++++ EXTRACTED ENTRIES

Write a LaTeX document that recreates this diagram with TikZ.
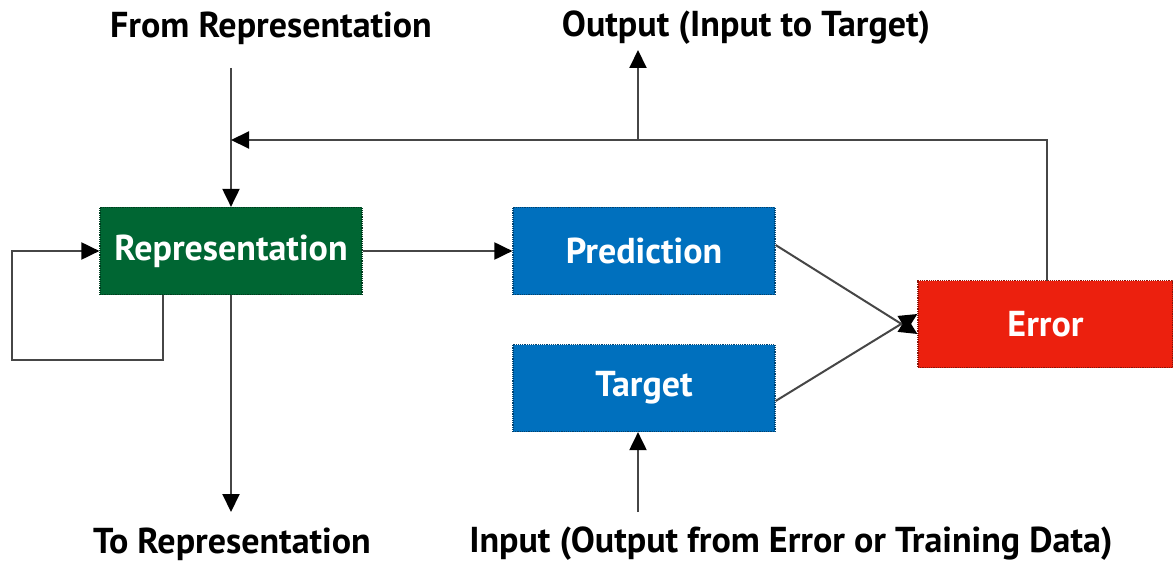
\documentclass[tikz,border=0pt]{standalone}
\usepackage{fontspec}
\setmainfont{PT Sans}
\usepackage{tikz}
\usetikzlibrary{arrows.meta}

\definecolor{repgreen}{RGB}{0,102,51}
\definecolor{predblue}{RGB}{0,112,190}
\definecolor{errred}{RGB}{236,32,14}
\definecolor{wire}{RGB}{70,70,70}

\begin{document}
\begin{tikzpicture}[x=1pt, y=-1pt]
    \tikzset{>={Triangle[length=18pt, width=17pt, color=black]}}
    \tikzset{unit/.style={minimum width=262pt, minimum height=87pt,
        inner sep=0pt, densely dotted, line width=1.2pt,
        text=white, font=\fontsize{36}{42}\selectfont\bfseries}}
    \tikzset{label/.style={font=\fontsize{36}{42}\selectfont\bfseries}}
    \tikzset{wire/.style={draw=wire, line width=2pt}}

    \useasboundingbox (0, 0) rectangle (1173, 564);

    % Draw the boxes
    \node[unit, fill=repgreen, draw=repgreen!60!black] (rep) at (231, 251) {Representation};
    \node[unit, fill=predblue, draw=predblue!60!black] (pred) at (644, 251) {Prediction};
    \node[unit, fill=predblue, draw=predblue!60!black] (targ) at (644, 388) {Target};
    \node[unit, fill=errred, draw=errred!60!black, minimum width=255pt] (err) at (1045.5, 324) {Error};

    % Draw the labels
    \node[label] (from) at (271, 28) {From Representation};
    \node[label] (out) at (746, 28) {Output (Input to Target)};
    \node[label] (to) at (232, 544) {To Representation};
    \node[label] (in) at (791, 544) {Input (Output from Error or Training Data)};

    \coordinate (fromend) at (231, 68);
    \coordinate (toend) at (231, 512);
    \coordinate (inend) at (638, 512);
    \coordinate (outend) at (638, 50);
    \coordinate (errtop) at (1047, 281);
    \coordinate (back) at (1047, 140);
    \coordinate (backend) at (231, 140);
    \coordinate (outfoot) at (638, 140);
    \coordinate (loopa) at (163, 295);

    % Draw the connectors
    \draw[wire, ->] (fromend) -- (rep.north);
    \draw[wire, ->] (rep.south) -- (toend);
    \draw[wire, ->] (rep.east) -- (pred.west);
    \draw[wire, ->] (errtop) -- (back) -- (backend);
    \draw[wire, ->] (outfoot) -- (outend);
    \draw[wire, ->] (inend) -- (targ.south -| inend);
    \draw[wire, ->] (loopa) -- (163, 360) -- (12, 360) -- (12, 251) -- (rep.west);
    \draw[wire, ->] (pred.east) ++(0, -6) -- ([yshift=-10pt]err.west);
    \draw[wire, ->] (targ.east) ++(0, 13) -- ([yshift=10pt]err.west);
\end{tikzpicture}
\end{document}
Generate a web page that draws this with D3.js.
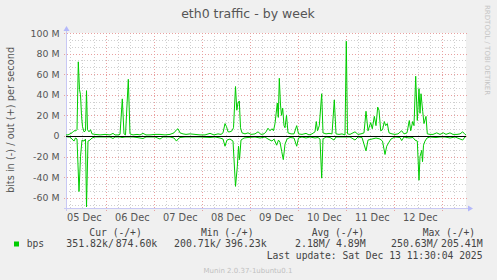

++++++++

**TASK:** Quote the data above in full and without alteration; skip the pictures.

**OUTPUT FOR THIS TASK:**
Write a LaTeX document that recreates this diagram with TikZ.
\documentclass[tikz,border=0pt]{standalone}
\usepackage{fontspec}
\setmainfont{PT Sans}
\usepackage{tikz}
\usetikzlibrary{arrows.meta}

\definecolor{repgreen}{RGB}{0,102,51}
\definecolor{predblue}{RGB}{0,112,190}
\definecolor{errred}{RGB}{236,32,14}
\definecolor{wire}{RGB}{70,70,70}

\begin{document}
\begin{tikzpicture}[x=1pt, y=-1pt]
    \tikzset{>={Triangle[length=18pt, width=17pt, color=black]}}
    \tikzset{unit/.style={minimum width=262pt, minimum height=87pt,
        inner sep=0pt, densely dotted, line width=1.2pt,
        text=white, font=\fontsize{36}{42}\selectfont\bfseries}}
    \tikzset{label/.style={font=\fontsize{36}{42}\selectfont\bfseries}}
    \tikzset{wire/.style={draw=wire, line width=2pt}}

    \useasboundingbox (0, 0) rectangle (1173, 564);

    % Draw the boxes
    \node[unit, fill=repgreen, draw=repgreen!60!black] (rep) at (231, 251) {Representation};
    \node[unit, fill=predblue, draw=predblue!60!black] (pred) at (644, 251) {Prediction};
    \node[unit, fill=predblue, draw=predblue!60!black] (targ) at (644, 388) {Target};
    \node[unit, fill=errred, draw=errred!60!black, minimum width=255pt] (err) at (1045.5, 324) {Error};

    % Draw the labels
    \node[label] (from) at (271, 28) {From Representation};
    \node[label] (out) at (746, 28) {Output (Input to Target)};
    \node[label] (to) at (232, 544) {To Representation};
    \node[label] (in) at (791, 544) {Input (Output from Error or Training Data)};

    \coordinate (fromend) at (231, 68);
    \coordinate (toend) at (231, 512);
    \coordinate (inend) at (638, 512);
    \coordinate (outend) at (638, 50);
    \coordinate (errtop) at (1047, 281);
    \coordinate (back) at (1047, 140);
    \coordinate (backend) at (231, 140);
    \coordinate (outfoot) at (638, 140);
    \coordinate (loopa) at (163, 295);

    % Draw the connectors
    \draw[wire, ->] (fromend) -- (rep.north);
    \draw[wire, ->] (rep.south) -- (toend);
    \draw[wire, ->] (rep.east) -- (pred.west);
    \draw[wire, ->] (errtop) -- (back) -- (backend);
    \draw[wire, ->] (outfoot) -- (outend);
    \draw[wire, ->] (inend) -- (targ.south -| inend);
    \draw[wire, ->] (loopa) -- (163, 360) -- (12, 360) -- (12, 251) -- (rep.west);
    \draw[wire, ->] (pred.east) ++(0, -6) -- ([yshift=-10pt]err.west);
    \draw[wire, ->] (targ.east) ++(0, 13) -- ([yshift=10pt]err.west);
\end{tikzpicture}
\end{document}
Generate a web page that draws this with D3.js.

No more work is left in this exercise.